I agree, bittorrest is very useful and actually has a lot of legal sofware. It is the exception; most every filesharing program is used by 99% of its users for illegal activity. If someone doesn't believe me, go and look for yourself.
It seems that the eventual legal answer will be a federal policy requiring content publishers to be licensed like radio. You and I may recognize that the www is bi-directional, but, at a higher level, websites are considered publishers. Before you flame me with "1st Amendment" bullshit, consider that there is nothing in the Bill of Rights that says you have a right to avoid licensing. Most major media have license requirements to some degree, so, the precedent is there. Even low level "consumer" publishing has license requirements: HAM, CB, CableAccess TV. Jurisdiction? Also, it can be said that, in the US, internet content is subject to FCC regulations, especially WiFi, and any data conduits subsidized by tax payer money. It will be a matter of time before some senator realizes there is a triple win here: a public schmooze fest of "decency on the web", content protection for hollywood [licensing introduces accountability] and a new tax avenue for these "licenses". In this case, it will no longer be about the "Pirates" trading the MP3s, but, about enforcement sweeps that lean on ISPs to prove their the webbies have valid licenses. Sucky days ahead!
The only PT Boat Journal on the web: http://www.PT171.org
And if you want to know the law, check the code, don't go on a feeling or belief.
Food not Bombs is a nice platitude but it breaks down when you notice that the Bombees are usually well fed
The media companies are asserting that if a technology is primarily used for illegal activity, then it should be banned.
Since there are statistics showing that a majority of email is now SPAM, which is illegal, shouldn't we have to shut down email as well?
...most every filesharing program is used by 99% of its users for illegal activity.
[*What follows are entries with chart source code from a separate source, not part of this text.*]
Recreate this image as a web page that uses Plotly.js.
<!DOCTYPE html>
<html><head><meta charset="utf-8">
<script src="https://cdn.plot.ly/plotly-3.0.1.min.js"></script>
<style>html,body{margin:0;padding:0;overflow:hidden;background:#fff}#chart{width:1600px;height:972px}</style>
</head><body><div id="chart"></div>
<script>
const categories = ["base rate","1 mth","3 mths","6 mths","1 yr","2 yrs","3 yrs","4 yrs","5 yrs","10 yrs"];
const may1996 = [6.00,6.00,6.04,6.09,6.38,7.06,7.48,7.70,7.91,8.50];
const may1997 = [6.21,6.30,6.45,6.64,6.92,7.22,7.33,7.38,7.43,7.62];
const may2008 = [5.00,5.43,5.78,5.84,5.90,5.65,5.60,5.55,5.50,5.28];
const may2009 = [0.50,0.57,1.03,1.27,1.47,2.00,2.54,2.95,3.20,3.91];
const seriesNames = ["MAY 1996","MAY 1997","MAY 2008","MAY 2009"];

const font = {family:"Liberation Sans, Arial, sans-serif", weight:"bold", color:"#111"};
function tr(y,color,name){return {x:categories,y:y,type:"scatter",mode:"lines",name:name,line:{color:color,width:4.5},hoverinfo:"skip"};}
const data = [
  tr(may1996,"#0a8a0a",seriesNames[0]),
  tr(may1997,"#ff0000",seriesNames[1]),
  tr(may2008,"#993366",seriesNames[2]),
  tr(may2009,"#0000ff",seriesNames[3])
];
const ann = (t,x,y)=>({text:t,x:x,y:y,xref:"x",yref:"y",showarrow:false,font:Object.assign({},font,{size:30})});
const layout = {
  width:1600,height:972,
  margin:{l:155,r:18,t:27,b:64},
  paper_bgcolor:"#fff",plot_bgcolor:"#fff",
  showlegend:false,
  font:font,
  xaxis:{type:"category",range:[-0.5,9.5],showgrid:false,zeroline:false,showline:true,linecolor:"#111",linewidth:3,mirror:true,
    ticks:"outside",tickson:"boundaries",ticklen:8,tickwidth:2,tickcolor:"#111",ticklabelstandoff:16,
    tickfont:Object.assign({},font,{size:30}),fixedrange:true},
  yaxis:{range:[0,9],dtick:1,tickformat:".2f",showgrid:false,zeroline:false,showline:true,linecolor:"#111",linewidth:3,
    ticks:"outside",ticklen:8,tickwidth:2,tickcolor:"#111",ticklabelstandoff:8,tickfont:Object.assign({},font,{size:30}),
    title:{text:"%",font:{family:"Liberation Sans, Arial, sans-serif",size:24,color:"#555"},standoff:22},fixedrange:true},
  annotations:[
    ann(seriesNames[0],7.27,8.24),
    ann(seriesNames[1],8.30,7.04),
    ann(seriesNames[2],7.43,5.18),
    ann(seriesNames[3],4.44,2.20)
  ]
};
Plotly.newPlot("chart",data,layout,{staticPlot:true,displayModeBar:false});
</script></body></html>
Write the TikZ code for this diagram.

The problem is that each country has its own copyright laws and laws regulating what is considered a crime over the internet. For example, here in Canada it's illegal to upload copyright files, but not illegal to download them. And when it's P2P, the argument can be made that nobody is uploading (since the P2P service is not being used to transport media to or or store media on a server or webpage) and everyone is downloading. The Internet is a means of international communication, and P2P networks serve not only the United States but the entire world. How can MGM argue that tools like Grokster and its like do not have the legal right to exist if the "illegal" actions that take place under services are not illegal everywhere? MGM could potentially argue that stricter bans/filtering/whatnot are necessary within areas in which downloading of copyrighted material is a crime, or that Grokster work with law enforcement in a way similar to phone companies, but that's about all.